[start of Data supplied]

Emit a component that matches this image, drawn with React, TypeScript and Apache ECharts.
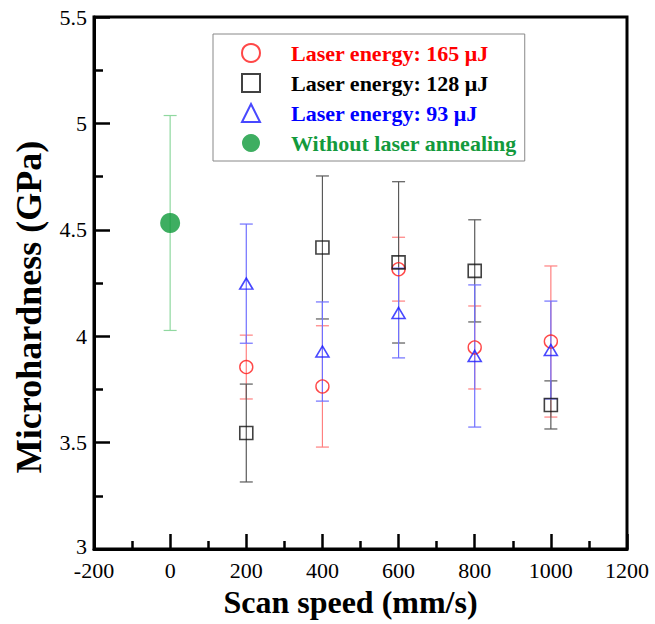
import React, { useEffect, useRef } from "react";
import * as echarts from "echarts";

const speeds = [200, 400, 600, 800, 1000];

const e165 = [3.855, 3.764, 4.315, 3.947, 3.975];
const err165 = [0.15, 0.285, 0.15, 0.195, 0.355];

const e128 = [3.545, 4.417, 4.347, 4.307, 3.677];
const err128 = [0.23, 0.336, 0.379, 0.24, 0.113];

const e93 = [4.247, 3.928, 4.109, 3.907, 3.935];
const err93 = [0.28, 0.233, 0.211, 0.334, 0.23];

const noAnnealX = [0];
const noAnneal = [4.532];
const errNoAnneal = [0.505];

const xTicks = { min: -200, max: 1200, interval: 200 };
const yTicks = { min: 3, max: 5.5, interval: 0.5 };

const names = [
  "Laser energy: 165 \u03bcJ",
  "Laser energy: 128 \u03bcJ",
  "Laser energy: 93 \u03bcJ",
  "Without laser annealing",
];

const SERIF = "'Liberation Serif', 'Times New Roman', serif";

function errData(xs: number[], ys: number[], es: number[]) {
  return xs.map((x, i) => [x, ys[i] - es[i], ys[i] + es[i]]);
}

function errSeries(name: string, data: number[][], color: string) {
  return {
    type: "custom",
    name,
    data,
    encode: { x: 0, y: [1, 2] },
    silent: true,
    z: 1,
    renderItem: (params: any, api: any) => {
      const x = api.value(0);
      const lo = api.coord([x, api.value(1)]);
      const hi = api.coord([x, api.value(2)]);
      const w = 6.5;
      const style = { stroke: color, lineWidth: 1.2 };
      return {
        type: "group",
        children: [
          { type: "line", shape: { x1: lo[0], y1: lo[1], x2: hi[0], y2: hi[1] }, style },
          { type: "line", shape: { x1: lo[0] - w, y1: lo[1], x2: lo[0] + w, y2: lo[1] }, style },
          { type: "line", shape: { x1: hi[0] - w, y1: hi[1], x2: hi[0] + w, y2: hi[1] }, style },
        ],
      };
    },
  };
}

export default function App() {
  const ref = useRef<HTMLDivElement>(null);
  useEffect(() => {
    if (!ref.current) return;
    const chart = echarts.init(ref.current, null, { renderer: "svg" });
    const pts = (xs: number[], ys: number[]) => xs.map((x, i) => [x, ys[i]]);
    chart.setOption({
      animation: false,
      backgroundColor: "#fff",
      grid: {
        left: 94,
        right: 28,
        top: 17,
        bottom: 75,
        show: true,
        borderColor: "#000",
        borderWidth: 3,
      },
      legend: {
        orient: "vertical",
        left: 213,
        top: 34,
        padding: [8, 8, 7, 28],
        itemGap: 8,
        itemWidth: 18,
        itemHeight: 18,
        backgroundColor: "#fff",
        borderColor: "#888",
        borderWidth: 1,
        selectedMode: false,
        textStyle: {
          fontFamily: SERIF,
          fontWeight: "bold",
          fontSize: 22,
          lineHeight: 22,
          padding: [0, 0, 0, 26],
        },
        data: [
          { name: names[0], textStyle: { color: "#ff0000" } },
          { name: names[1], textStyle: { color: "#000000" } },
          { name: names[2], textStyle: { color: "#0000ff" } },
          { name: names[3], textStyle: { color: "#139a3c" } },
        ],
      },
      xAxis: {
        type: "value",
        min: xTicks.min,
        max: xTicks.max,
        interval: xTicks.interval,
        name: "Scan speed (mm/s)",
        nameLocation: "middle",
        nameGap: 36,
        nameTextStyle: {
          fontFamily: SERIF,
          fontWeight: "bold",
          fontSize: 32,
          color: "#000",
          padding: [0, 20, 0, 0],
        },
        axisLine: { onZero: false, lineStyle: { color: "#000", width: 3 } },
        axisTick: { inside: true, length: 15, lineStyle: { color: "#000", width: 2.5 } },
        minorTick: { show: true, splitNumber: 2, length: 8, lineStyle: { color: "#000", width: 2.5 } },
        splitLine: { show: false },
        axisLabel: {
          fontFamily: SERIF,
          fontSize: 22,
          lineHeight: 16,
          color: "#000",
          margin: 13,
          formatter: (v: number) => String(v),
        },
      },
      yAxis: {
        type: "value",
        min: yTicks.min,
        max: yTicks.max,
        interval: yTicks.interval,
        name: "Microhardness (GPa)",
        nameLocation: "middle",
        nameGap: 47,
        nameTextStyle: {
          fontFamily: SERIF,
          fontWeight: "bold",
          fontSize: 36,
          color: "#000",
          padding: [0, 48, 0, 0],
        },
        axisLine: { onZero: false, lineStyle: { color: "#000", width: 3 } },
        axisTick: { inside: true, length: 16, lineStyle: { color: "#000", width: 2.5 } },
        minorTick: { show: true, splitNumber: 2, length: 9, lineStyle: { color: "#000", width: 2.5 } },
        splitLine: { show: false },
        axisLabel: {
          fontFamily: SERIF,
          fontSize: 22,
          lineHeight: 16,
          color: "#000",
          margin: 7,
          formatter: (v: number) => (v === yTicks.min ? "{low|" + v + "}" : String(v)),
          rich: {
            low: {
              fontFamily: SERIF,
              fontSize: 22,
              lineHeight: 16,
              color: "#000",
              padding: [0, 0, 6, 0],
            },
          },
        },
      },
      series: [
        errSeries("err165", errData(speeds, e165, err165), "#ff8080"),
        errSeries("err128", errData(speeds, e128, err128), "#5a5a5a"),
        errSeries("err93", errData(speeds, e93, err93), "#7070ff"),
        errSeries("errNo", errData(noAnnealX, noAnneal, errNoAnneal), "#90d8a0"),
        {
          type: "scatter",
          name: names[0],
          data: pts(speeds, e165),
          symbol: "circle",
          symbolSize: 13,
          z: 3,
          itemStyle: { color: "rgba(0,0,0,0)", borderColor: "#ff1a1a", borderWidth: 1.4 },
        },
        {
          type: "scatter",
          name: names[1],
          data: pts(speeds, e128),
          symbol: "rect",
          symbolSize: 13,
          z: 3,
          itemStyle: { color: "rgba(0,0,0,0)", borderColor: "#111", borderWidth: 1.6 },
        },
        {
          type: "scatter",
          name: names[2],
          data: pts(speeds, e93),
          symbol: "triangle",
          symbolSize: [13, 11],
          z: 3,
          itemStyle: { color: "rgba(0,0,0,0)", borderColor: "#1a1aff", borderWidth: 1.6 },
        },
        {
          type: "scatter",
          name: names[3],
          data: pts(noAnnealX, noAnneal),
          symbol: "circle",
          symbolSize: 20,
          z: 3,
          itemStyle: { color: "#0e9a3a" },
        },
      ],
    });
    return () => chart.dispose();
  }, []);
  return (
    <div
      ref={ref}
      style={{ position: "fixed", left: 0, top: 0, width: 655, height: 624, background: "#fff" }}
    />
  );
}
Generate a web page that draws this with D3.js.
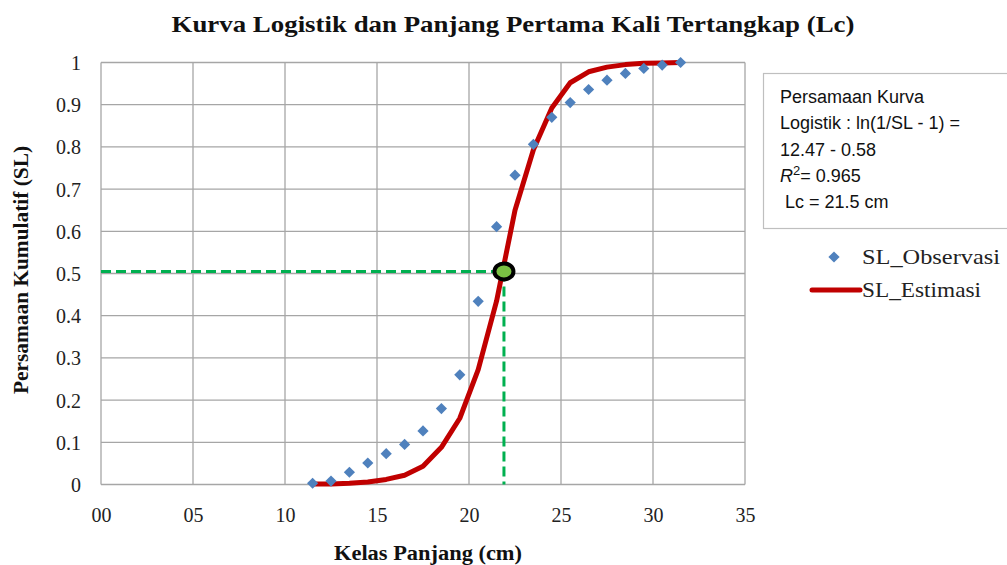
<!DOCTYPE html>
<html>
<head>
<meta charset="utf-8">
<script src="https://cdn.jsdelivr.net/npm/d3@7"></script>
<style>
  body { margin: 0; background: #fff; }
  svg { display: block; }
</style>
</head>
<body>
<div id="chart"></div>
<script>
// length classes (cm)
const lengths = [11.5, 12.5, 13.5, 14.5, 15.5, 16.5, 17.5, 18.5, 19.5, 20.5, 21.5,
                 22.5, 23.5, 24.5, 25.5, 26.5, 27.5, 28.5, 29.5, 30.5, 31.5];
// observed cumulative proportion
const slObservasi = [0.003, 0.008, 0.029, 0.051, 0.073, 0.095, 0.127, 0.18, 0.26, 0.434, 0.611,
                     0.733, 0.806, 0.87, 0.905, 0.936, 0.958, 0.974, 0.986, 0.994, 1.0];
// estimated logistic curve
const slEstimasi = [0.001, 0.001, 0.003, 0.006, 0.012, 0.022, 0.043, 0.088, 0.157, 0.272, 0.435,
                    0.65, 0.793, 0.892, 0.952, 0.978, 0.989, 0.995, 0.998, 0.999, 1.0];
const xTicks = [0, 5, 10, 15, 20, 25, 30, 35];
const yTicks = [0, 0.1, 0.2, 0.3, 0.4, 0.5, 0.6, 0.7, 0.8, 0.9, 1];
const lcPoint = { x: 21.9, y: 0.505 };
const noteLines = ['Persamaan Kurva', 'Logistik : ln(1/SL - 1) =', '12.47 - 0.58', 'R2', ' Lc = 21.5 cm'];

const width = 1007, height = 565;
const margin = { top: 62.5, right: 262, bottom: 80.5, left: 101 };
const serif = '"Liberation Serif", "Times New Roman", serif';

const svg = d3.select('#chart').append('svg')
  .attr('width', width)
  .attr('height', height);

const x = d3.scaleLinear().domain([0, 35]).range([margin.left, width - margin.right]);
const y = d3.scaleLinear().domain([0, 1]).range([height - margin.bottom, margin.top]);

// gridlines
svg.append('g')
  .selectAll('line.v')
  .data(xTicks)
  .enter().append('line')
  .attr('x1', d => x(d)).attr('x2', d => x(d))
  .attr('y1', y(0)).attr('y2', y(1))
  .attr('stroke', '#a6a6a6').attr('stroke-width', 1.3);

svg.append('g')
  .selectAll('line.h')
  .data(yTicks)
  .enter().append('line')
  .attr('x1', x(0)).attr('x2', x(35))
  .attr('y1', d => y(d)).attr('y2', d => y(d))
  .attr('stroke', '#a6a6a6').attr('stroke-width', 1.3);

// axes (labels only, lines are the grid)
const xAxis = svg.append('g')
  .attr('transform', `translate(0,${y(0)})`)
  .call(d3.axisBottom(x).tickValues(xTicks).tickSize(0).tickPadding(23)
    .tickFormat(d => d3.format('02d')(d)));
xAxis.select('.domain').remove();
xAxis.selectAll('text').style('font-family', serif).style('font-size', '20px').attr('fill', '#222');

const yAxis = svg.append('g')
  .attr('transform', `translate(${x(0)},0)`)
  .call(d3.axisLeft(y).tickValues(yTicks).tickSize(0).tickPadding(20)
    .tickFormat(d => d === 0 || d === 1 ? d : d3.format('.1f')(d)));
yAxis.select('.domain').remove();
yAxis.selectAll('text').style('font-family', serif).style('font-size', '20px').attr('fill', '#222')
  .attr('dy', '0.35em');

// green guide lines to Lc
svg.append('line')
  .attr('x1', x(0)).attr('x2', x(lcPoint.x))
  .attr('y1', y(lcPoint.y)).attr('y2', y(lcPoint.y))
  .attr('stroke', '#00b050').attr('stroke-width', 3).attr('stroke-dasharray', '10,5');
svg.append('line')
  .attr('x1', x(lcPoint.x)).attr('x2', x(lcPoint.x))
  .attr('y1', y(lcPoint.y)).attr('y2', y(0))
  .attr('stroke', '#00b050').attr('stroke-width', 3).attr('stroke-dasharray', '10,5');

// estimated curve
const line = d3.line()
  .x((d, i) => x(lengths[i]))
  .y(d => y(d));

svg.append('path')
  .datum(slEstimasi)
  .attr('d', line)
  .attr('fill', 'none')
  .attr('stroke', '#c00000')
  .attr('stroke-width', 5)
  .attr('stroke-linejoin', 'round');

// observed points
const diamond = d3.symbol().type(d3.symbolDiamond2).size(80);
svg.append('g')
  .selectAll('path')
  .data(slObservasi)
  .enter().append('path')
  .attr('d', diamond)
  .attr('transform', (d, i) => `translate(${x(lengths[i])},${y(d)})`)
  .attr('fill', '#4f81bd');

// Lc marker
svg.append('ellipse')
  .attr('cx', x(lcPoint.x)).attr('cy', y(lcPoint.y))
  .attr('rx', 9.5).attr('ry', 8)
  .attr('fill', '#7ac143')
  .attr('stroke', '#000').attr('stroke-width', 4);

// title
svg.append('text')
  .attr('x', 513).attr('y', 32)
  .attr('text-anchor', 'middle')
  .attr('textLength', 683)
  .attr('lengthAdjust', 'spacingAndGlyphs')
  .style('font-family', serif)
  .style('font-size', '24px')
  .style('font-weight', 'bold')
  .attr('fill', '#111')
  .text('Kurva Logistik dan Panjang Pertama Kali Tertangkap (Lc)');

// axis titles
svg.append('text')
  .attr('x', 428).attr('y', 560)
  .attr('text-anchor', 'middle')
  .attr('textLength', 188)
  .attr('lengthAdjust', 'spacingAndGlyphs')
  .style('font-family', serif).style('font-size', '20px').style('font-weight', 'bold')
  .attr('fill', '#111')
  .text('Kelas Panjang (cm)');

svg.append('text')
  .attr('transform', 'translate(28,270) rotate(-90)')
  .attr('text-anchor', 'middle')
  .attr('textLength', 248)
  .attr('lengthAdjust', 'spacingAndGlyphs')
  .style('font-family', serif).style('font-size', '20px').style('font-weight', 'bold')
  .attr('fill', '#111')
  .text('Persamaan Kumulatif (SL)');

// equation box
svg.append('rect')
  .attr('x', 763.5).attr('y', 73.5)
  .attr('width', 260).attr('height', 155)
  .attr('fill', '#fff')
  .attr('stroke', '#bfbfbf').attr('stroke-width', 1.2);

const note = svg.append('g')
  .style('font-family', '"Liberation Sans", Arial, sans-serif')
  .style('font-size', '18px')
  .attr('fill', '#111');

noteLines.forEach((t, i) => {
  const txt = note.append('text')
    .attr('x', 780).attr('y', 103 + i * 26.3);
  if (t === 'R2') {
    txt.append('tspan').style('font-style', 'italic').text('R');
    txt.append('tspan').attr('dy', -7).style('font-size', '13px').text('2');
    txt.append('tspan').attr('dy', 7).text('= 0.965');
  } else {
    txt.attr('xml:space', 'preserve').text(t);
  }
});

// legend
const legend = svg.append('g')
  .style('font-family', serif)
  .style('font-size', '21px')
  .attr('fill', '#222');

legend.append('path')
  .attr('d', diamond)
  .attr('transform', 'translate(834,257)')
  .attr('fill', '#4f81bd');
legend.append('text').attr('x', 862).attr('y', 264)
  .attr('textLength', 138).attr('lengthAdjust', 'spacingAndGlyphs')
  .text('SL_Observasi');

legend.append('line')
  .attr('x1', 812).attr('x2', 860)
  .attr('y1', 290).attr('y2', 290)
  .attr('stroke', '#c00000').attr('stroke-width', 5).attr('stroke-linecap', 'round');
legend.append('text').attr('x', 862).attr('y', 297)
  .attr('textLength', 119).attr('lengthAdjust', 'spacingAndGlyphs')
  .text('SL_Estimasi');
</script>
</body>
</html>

[end of Data supplied]

## What is required
The required output is the exact run of lines from the start of the records through the line containing "const speeds = [200, 400, 600, 800, 1000];", both ends included, with no pictures.

## Result for this exercise
Emit a component that matches this image, drawn with React, TypeScript and Apache ECharts.
import React, { useEffect, useRef } from "react";
import * as echarts from "echarts";

const speeds = [200, 400, 600, 800, 1000];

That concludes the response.